The only person with common sense on this thread. Unless, of course, NW won't back up their service professionals in applying initiative, in which
case I give up
Reminds of flying Air India from Delhi to Mumbai. Flight came from Nepal, so we were a mixture of domestic and international passengers.
International passengers don't get a meal on the domestic leg (but drinks), domestic passengers get a meal ( but no drinks), despite being plied with booze in the lounge at Delhi.
So there ensues a wild swapping of meals (that we domestic pax didn't want) for drinks (that we were dead keen on getting).

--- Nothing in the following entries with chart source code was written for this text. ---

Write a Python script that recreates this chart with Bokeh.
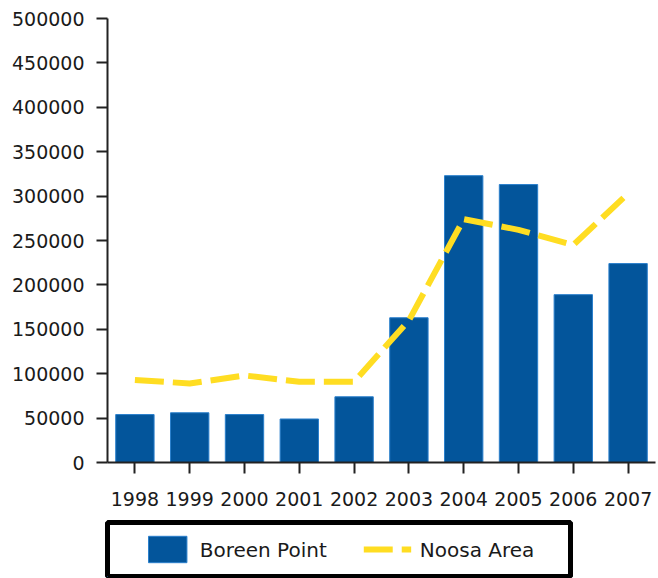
from bokeh.plotting import figure
from bokeh.models import FactorRange, Range1d, SingleIntervalTicker, BasicTickFormatter, Legend, LegendItem, ColumnDataSource
from bokeh.layouts import column
from bokeh.embed import file_html
from bokeh.resources import INLINE

years = ["1998", "1999", "2000", "2001", "2002", "2003", "2004", "2005", "2006", "2007"]
boreen_point = [54000, 56000, 54000, 49000, 74000, 163000, 323000, 313000, 189000, 224000]
noosa_area = [93000, 89000, 98000, 91000, 91000, 160000, 274000, 262000, 245000, 303000]

BAR = "#03559B"
YEL = "#FFDD22"
FONT = "DejaVu Sans"

src = ColumnDataSource(dict(x=years, b=boreen_point, n=noosa_area))

p = figure(width=658, height=518, x_range=FactorRange(*years, range_padding=0),
           y_range=Range1d(0, 500000), output_backend="svg", toolbar_location=None,
           min_border_left=107, min_border_top=18, min_border_bottom=56, min_border_right=0)
p.outline_line_color = None
p.xgrid.visible = False
p.ygrid.visible = False

p.vbar(x="x", top="b", width=0.7, source=src, fill_color=BAR, line_color="#2A7FCC", line_width=1)
p.line(x="x", y="n", source=src, line_color=YEL, line_width=6, line_dash="29 9", line_join="round")

p.yaxis.ticker = SingleIntervalTicker(interval=50000)
p.yaxis.formatter = BasicTickFormatter(use_scientific=False)
for ax in (p.xaxis[0], p.yaxis[0]):
    ax.axis_line_width = 2
    ax.axis_line_color = "#222222"
    ax.major_tick_line_width = 2
    ax.major_tick_line_color = "#222222"
    ax.major_tick_out = 11
    ax.major_tick_in = 0
    ax.minor_tick_line_color = None
    ax.major_label_text_font = FONT
    ax.major_label_text_font_size = "19px"
    ax.major_label_text_color = "#1a1a1a"
p.yaxis.major_label_standoff = 12
p.xaxis.major_label_standoff = 18

# legend box (separate small figure; the dummy renderers sit outside its visible range)
lg = figure(width=573, height=60, x_range=Range1d(0, 1), y_range=Range1d(0, 1),
            output_backend="svg", toolbar_location=None,
            x_axis_location=None, y_axis_location=None,
            min_border_left=107, min_border_right=3, min_border_top=4, min_border_bottom=2)
lg.xgrid.visible = False
lg.ygrid.visible = False
lg.outline_line_color = "black"
lg.outline_line_width = 5
lsrc = ColumnDataSource(dict(x=[-5, -4], y=[-5, -4]))
r1 = lg.vbar(x="x", top="y", width=0.5, source=lsrc, fill_color=BAR, line_color="#2A7FCC", line_width=1)
r2 = lg.line(x="x", y="y", source=lsrc, line_color=YEL, line_width=6, line_dash="29 9")
legend = Legend(items=[LegendItem(label="Boreen Point", renderers=[r1]),
                       LegendItem(label="Noosa Area", renderers=[r2])],
                location="center", orientation="horizontal",
                border_line_alpha=0, background_fill_alpha=0,
                glyph_width=48, glyph_height=33, label_standoff=9, spacing=36,
                padding=0, margin=0,
                label_text_font=FONT, label_text_font_size="20px", label_text_color="#1a1a1a")
lg.add_layout(legend, "center")

layout = column(p, lg, spacing=0)
open("out.html", "w").write(file_html(layout, INLINE))
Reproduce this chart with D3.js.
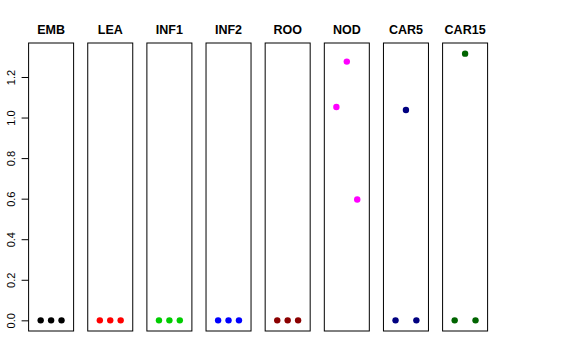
<html>
  <style type="text/css">
    body { margin: 0; background: #fff; }
    text { font-family: "Liberation Sans", Arial, sans-serif; }
  </style>
  <body>
    <script src="https://cdnjs.cloudflare.com/ajax/libs/d3/7.8.5/d3.min.js"></script>
    <script type="text/javascript">
      // tissues, one panel each
      const tissues = ["EMB", "LEA", "INF1", "INF2", "ROO", "NOD", "CAR5", "CAR15"];
      const colours = ["#000000", "#FF0000", "#00CD00", "#0000FF", "#8B0000", "#FF00FF", "#000080", "#006400"];
      // three replicates per tissue
      const values = [
        [0, 0, 0],
        [0, 0, 0],
        [0, 0, 0],
        [0, 0, 0],
        [0, 0, 0],
        [1.052, 1.276, 0.596],
        [0, 1.037, 0],
        [0, 1.315, 0],
      ];
      const yTicks = [0, 0.2, 0.4, 0.6, 0.8, 1.0, 1.2];

      const width = 576, height = 360;
      const svg = d3.select("body").append("svg")
        .attr("width", width)
        .attr("height", height);

      const panel = d3.scaleBand()
        .domain(tissues)
        .range([28.6, 487.6])
        .paddingInner(0.239)
        .paddingOuter(0);

      const yMax = d3.max(values.flat());
      const pad = yMax * 0.04;
      const y = d3.scaleLinear()
        .domain([-pad, yMax + pad])
        .range([331, 43]);

      const x = d3.scaleLinear()
        .domain([-0.16, 4.16])
        .range([0, panel.bandwidth()]);

      // y axis on the first panel
      const axis = svg.append("g")
        .attr("transform", `translate(${panel(tissues[0])},0)`)
        .call(d3.axisLeft(y).tickValues(yTicks).tickSize(7).tickFormat(d3.format(".1f")));
      axis.select(".domain").remove();
      axis.selectAll(".tick line").attr("stroke", "#000");
      axis.selectAll(".tick text")
        .attr("font-size", 11)
        .attr("fill", "#000")
        .attr("text-anchor", "middle")
        .attr("dy", 0)
        .attr("x", 0)
        .attr("transform", "translate(-14,0) rotate(-90)");

      const panels = svg.selectAll("g.panel")
        .data(tissues)
        .enter()
        .append("g")
        .attr("class", "panel")
        .attr("transform", (d) => `translate(${panel(d)},0)`);

      panels.append("rect")
        .attr("x", 0)
        .attr("y", y.range()[1])
        .attr("width", panel.bandwidth())
        .attr("height", y.range()[0] - y.range()[1])
        .attr("fill", "none")
        .attr("stroke", "#000");

      panels.append("text")
        .attr("x", panel.bandwidth() / 2)
        .attr("y", 33.5)
        .attr("text-anchor", "middle")
        .attr("font-size", 12.5)
        .attr("font-weight", "bold")
        .text((d) => d);

      panels.each(function (d, i) {
        d3.select(this).selectAll("circle")
          .data(values[i])
          .enter()
          .append("circle")
          .attr("cx", (v, j) => x(j + 1))
          .attr("cy", (v) => y(v))
          .attr("r", 3.2)
          .attr("fill", colours[i]);
      });
    </script>
  </body>
</html>
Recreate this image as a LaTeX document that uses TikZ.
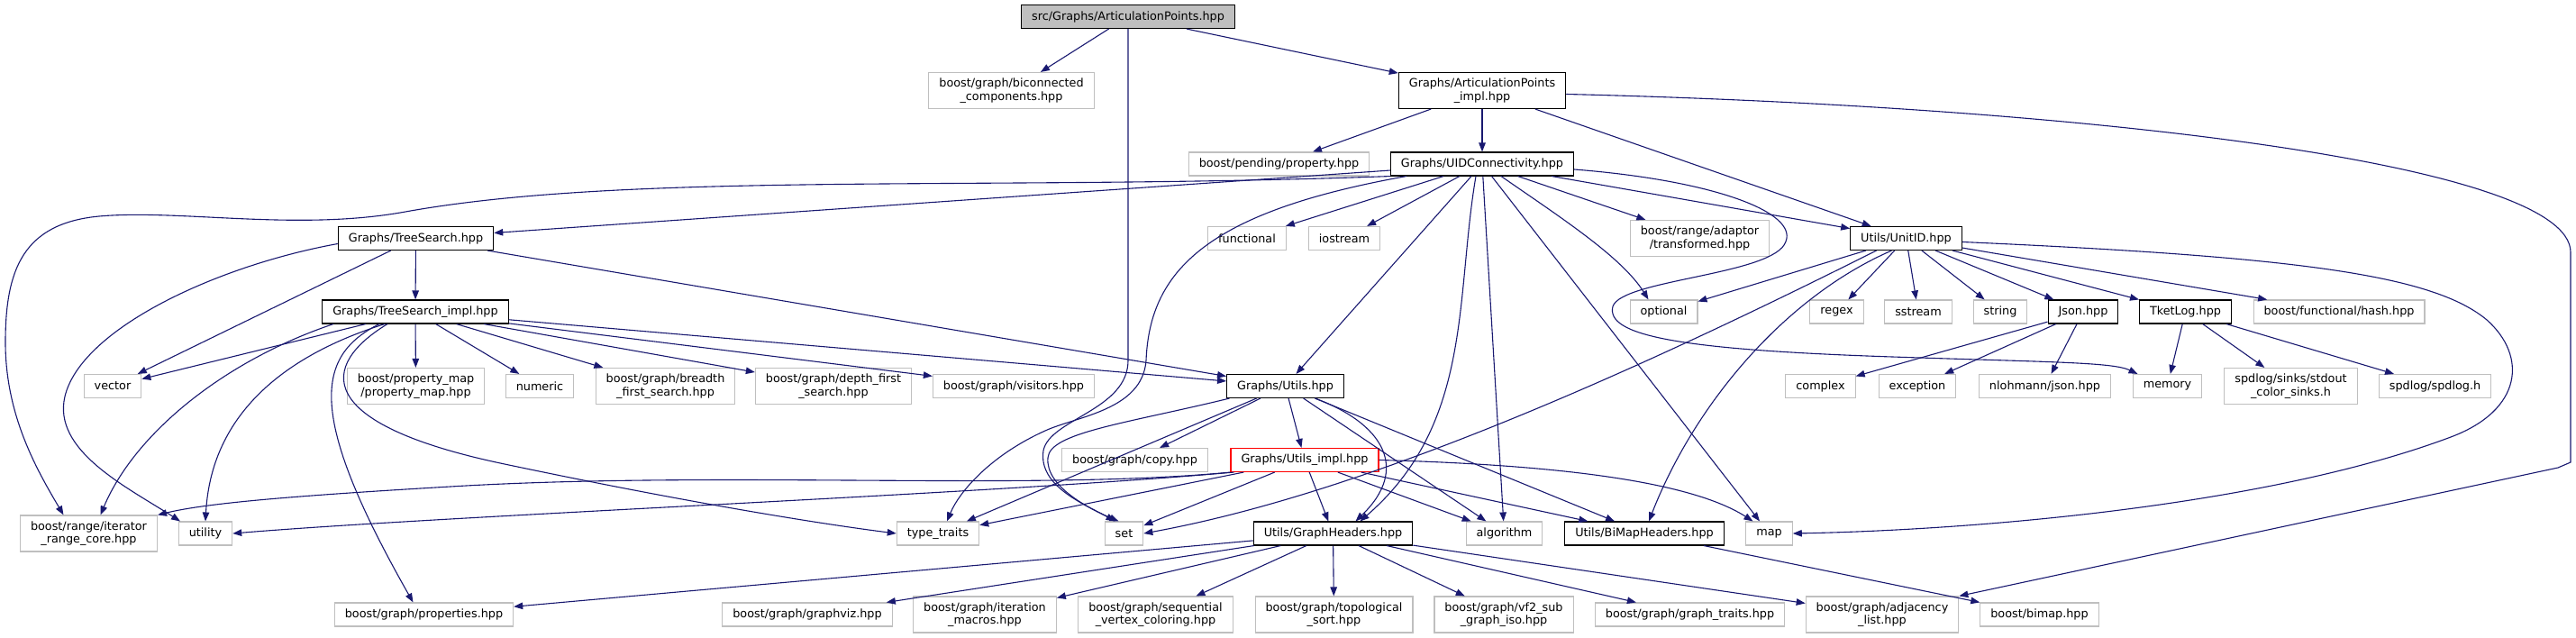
\documentclass[tikz,border=0pt]{standalone}
\usepackage{fontspec}
\setmainfont{DejaVu Sans}
\usetikzlibrary{arrows.meta}
\definecolor{depblue}{HTML}{191970}
\definecolor{boxgray}{HTML}{BFBFBF}

\begin{document}
\begin{tikzpicture}[x=1pt, y=-1pt,
    sysfile/.style={rectangle, draw=boxgray, fill=white, line width=1.1pt, inner xsep=11.5pt, inner ysep=0pt, minimum height=26pt, align=center, font=\fontsize{12.8}{14.5}\selectfont},
    srcfile/.style={sysfile, draw=black},
    rootfile/.style={srcfile, fill=boxgray},
    cutfile/.style={sysfile, draw=red},
    twolines/.style={minimum height=40pt},
    dep/.style={draw=depblue, line width=1.1pt, -{Triangle[length=10pt, width=7.5pt]}}
]
\useasboundingbox (0,0) rectangle (2859,708);

% Files
\node[rootfile] (root) at (1252,18.5) {src/Graphs/ArticulationPoints.hpp};
\node[sysfile, twolines] (bicon) at (1122.5,100.5) {boost/graph/biconnected\\\_components.hpp};
\node[srcfile, twolines] (apimpl) at (1645,100.5) {Graphs/ArticulationPoints\\\_impl.hpp};
\node[sysfile] (pending) at (1419.5,182) {boost/pending/property.hpp};
\node[srcfile] (uidconn) at (1645,182) {Graphs/UIDConnectivity.hpp};

\node[srcfile] (treesearch) at (461.5,264.5) {Graphs/TreeSearch.hpp};
\node[sysfile] (functional) at (1384,264.5) {functional};
\node[sysfile] (iostream) at (1492,264.5) {iostream};
\node[sysfile, twolines] (transformed) at (1886.5,264.5) {boost/range/adaptor\\/transformed.hpp};
\node[srcfile] (unitid) at (2115.5,264.5) {Utils/UnitID.hpp};

\node[srcfile] (tsimpl) at (461,346) {Graphs/TreeSearch\_impl.hpp};
\node[sysfile] (optional) at (1846.5,346) {optional};
\node[sysfile] (regex) at (2038.5,346) {regex};
\node[sysfile] (sstream) at (2129,346) {sstream};
\node[sysfile] (string) at (2220,346) {string};
\node[srcfile] (json) at (2312,346) {Json.hpp};
\node[srcfile] (tketlog) at (2425.5,346) {TketLog.hpp};
\node[sysfile] (hash) at (2596,346) {boost/functional/hash.hpp};

\node[sysfile] (vector) at (125,428.5) {vector};
\node[sysfile, twolines] (propmap) at (461.5,428.5) {boost/property\_map\\/property\_map.hpp};
\node[sysfile] (numeric) at (599,428.5) {numeric};
\node[sysfile, twolines] (bfs) at (738.5,428.5) {boost/graph/breadth\\\_first\_search.hpp};
\node[sysfile, twolines] (dfs) at (925,428.5) {boost/graph/depth\_first\\\_search.hpp};
\node[sysfile] (visitors) at (1125,428.5) {boost/graph/visitors.hpp};
\node[srcfile] (utils) at (1426.5,428.5) {Graphs/Utils.hpp};
\node[sysfile] (complex) at (2020.5,428.5) {complex};
\node[sysfile] (exception) at (2128,428.5) {exception};
\node[sysfile] (nlohmann) at (2269.5,428.5) {nlohmann/json.hpp};
\node[sysfile] (memory) at (2405.5,428.5) {memory};
\node[sysfile, twolines] (stdout) at (2542.5,428.5) {spdlog/sinks/stdout\\\_color\_sinks.h};
\node[sysfile] (spdlog) at (2702.5,428.5) {spdlog/spdlog.h};

\node[sysfile] (copy) at (1259.5,510.5) {boost/graph/copy.hpp};
\node[cutfile] (utilsimpl) at (1448,510.5) {Graphs/Utils\_impl.hpp};

\node[sysfile, twolines] (iterrange) at (98.5,592) {boost/range/iterator\\\_range\_core.hpp};
\node[sysfile] (utility) at (228,592) {utility};
\node[sysfile] (typetraits) at (1041,592) {type\_traits};
\node[sysfile] (set) at (1247.5,592) {set};
\node[srcfile] (graphheaders) at (1479.5,592) {Utils/GraphHeaders.hpp};
\node[sysfile] (algorithm) at (1669.5,592) {algorithm};
\node[srcfile] (bimapheaders) at (1825,592) {Utils/BiMapHeaders.hpp};
\node[sysfile] (map) at (1963.5,592) {map};

\node[sysfile] (properties) at (470.5,682) {boost/graph/properties.hpp};
\node[sysfile] (graphviz) at (896,682) {boost/graph/graphviz.hpp};
\node[sysfile, twolines] (itermacros) at (1093,682) {boost/graph/iteration\\\_macros.hpp};
\node[sysfile, twolines] (sequential) at (1282.5,682) {boost/graph/sequential\\\_vertex\_coloring.hpp};
\node[sysfile, twolines] (topological) at (1480.5,682) {boost/graph/topological\\\_sort.hpp};
\node[sysfile, twolines] (vf2) at (1669,682) {boost/graph/vf2\_sub\\\_graph\_iso.hpp};
\node[sysfile] (graphtraits) at (1875.5,682) {boost/graph/graph\_traits.hpp};
\node[sysfile, twolines] (adjlist) at (2089,682) {boost/graph/adjacency\\\_list.hpp};
\node[sysfile] (bimap) at (2263.5,682) {boost/bimap.hpp};

% Includes of the root and the impl
\draw[dep] (root) -- (bicon);
\draw[dep] (root) -- (apimpl);
\draw[dep] (root.south) -- (1252,400) .. controls (1252,455) and (1165,465) .. (1158,500) .. controls (1152,540) and (1205,560) .. ([xshift=-10pt]set.north);
\draw[dep] (apimpl) -- (pending);
\draw[dep] (apimpl) -- (uidconn);
\draw[dep] (apimpl) -- (unitid);
\draw[dep] ([yshift=-4pt]apimpl.east) .. controls (2300,118) and (2853,180) .. (2853,280) -- (2853,513) -- (2839,519) -- (adjlist.north east);

% UIDConnectivity
\draw[dep] (uidconn) -- (treesearch);
\draw[dep] (uidconn) -- (functional);
\draw[dep] (uidconn) -- (iostream);
\draw[dep] (uidconn) -- (transformed);
\draw[dep] (uidconn) -- (unitid);
\draw[dep] (uidconn) -- (utils);
\draw[dep] (uidconn) -- (algorithm);
\draw[dep] (uidconn) -- (map);
\draw[dep] ([xshift=21pt]uidconn.south) .. controls (1730,240) and (1800,285) .. ([xshift=-17pt]optional.north);
\draw[dep] ([xshift=-7pt]uidconn.south) .. controls (1615,330) and (1635,470) .. ([xshift=30pt]graphheaders.north);
\draw[dep] ([xshift=-84pt]uidconn.south) .. controls (1340,235) and (1276,300) .. (1272,400) .. controls (1268,455) and (1195,462) .. (1160,478) .. controls (1100,505) and (1065,545) .. ([xshift=10pt]typetraits.north);
\draw[dep] (uidconn.south west) .. controls (1100,212) and (700,190) .. (450,235) .. controls (330,257) and (200,232) .. (110,240) .. controls (25,248) and (6,300) .. (6,380) .. controls (6,460) and (40,520) .. ([xshift=-28pt]iterrange.north);
\draw[dep] ([yshift=-6pt]uidconn.east) .. controls (1900,200) and (1995,235) .. (1982,268) .. controls (1970,305) and (1800,310) .. (1790,340) .. controls (1782,372) and (1860,388) .. (2100,396) .. controls (2280,402) and (2345,402) .. ([xshift=-33pt]memory.north);

% TreeSearch
\draw[dep] (treesearch) -- (tsimpl);
\draw[dep] (treesearch) -- (vector);
\draw[dep] (treesearch) -- (utils);
\draw[dep] ([yshift=-6pt]treesearch.west) .. controls (240,295) and (90,365) .. (72,440) .. controls (58,500) and (140,540) .. ([xshift=-28pt]utility.north);
\draw[dep] (tsimpl) -- (vector);
\draw[dep] (tsimpl) -- (propmap);
\draw[dep] (tsimpl) -- (numeric);
\draw[dep] (tsimpl) -- (bfs);
\draw[dep] (tsimpl) -- (dfs);
\draw[dep] (tsimpl) -- (visitors);
\draw[dep] (tsimpl) -- (utils);
\draw[dep] ([xshift=-91pt]tsimpl.south) .. controls (250,400) and (150,480) .. ([xshift=13pt]iterrange.north);
\draw[dep] ([xshift=-34pt]tsimpl.south) .. controls (330,390) and (235,450) .. (utility.north);
\draw[dep] ([xshift=-40pt]tsimpl.south) .. controls (350,395) and (340,460) .. ([xshift=-12pt]properties.north);
\draw[dep] ([xshift=-31pt]tsimpl.south) .. controls (355,405) and (345,470) .. (560,515) .. controls (750,555) and (900,580) .. (typetraits.west);

% Utils
\draw[dep] (utils) -- (copy);
\draw[dep] (utils) -- (utilsimpl);
\draw[dep] (utils) -- (typetraits);
\draw[dep] (utils) -- (algorithm);
\draw[dep] (utils) -- (bimapheaders);
\draw[dep] ([xshift=-62pt]utils.south) .. controls (1250,470) and (1165,480) .. (1163,508) .. controls (1160,540) and (1210,565) .. ([xshift=-6pt]set.north);
\draw[dep] ([xshift=33pt]utils.south) .. controls (1535,470) and (1565,520) .. ([xshift=25pt]graphheaders.north);
\draw[dep] (utilsimpl) -- (typetraits);
\draw[dep] (utilsimpl) -- (set);
\draw[dep] (utilsimpl) -- (graphheaders);
\draw[dep] (utilsimpl) -- (algorithm);
\draw[dep] (utilsimpl) -- (bimapheaders);
\draw[dep] (utilsimpl.south west) .. controls (1150,545) and (800,522) .. (500,540) .. controls (330,550) and (230,558) .. (iterrange.north east);
\draw[dep] ([xshift=4pt]utilsimpl.south west) .. controls (1100,548) and (500,572) .. (utility.east);
\draw[dep] (utilsimpl.east) .. controls (1700,515) and (1870,530) .. ([xshift=-18pt]map.north);

% UnitID, Json, TketLog
\draw[dep] (unitid) -- (optional);
\draw[dep] ([xshift=-33pt]unitid.south) .. controls (1780,430) and (1500,550) .. (set.east);
\draw[dep] ([xshift=-16pt]unitid.south) .. controls (1980,330) and (1880,450) .. ([xshift=5pt]bimapheaders.north);
\draw[dep] (unitid) -- (regex);
\draw[dep] (unitid) -- (sstream);
\draw[dep] (unitid) -- (string);
\draw[dep] (unitid) -- (json);
\draw[dep] (unitid) -- (tketlog);
\draw[dep] (unitid) -- (hash);
\draw[dep] ([yshift=-4pt]unitid.east) .. controls (2550,285) and (2700,305) .. (2760,355) .. controls (2805,395) and (2800,455) .. (2720,485) .. controls (2520,560) and (2200,588) .. (map.east);
\draw[dep] (json) -- (complex);
\draw[dep] (json) -- (exception);
\draw[dep] (json) -- (nlohmann);
\draw[dep] (tketlog) -- (memory);
\draw[dep] (tketlog) -- (stdout);
\draw[dep] (tketlog) -- (spdlog);

% GraphHeaders and BiMapHeaders
\draw[dep] (graphheaders) -- (properties);
\draw[dep] (graphheaders) -- (graphviz);
\draw[dep] (graphheaders) -- (itermacros);
\draw[dep] (graphheaders) -- (sequential);
\draw[dep] (graphheaders) -- (topological);
\draw[dep] (graphheaders) -- (vf2);
\draw[dep] (graphheaders) -- (graphtraits);
\draw[dep] (graphheaders) -- (adjlist);
\draw[dep] (bimapheaders) -- (bimap);

\end{tikzpicture}
\end{document}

Combine this with the flight attendants trying to prevent this illegal trade and you had something from a Marx Brothers film...
The lead flight attndt (purser) does have to account for any product sales and at the end of the flight would pass the inventory count and any monies collected to the gate agent at the landing end. I'm sure back when customer service was priority a "freebie" would have been comped, but with razor thin margins and no leeway for customer satisfaction, this flight attdnt couldn't have used any CSR tools/"empowerment" tookits to comp the Pringles. She was going to be on the hook for the product sale.












This one is easy. That meal was paid for with the business class ticket, the pringles where not. They charged you for it because its not a substitution, they dont include the cost of those things with the price of your ticket, which for the business class meal, was included.
All they would do with that meal is throw it away now, since they wont sell it to a coach flyer.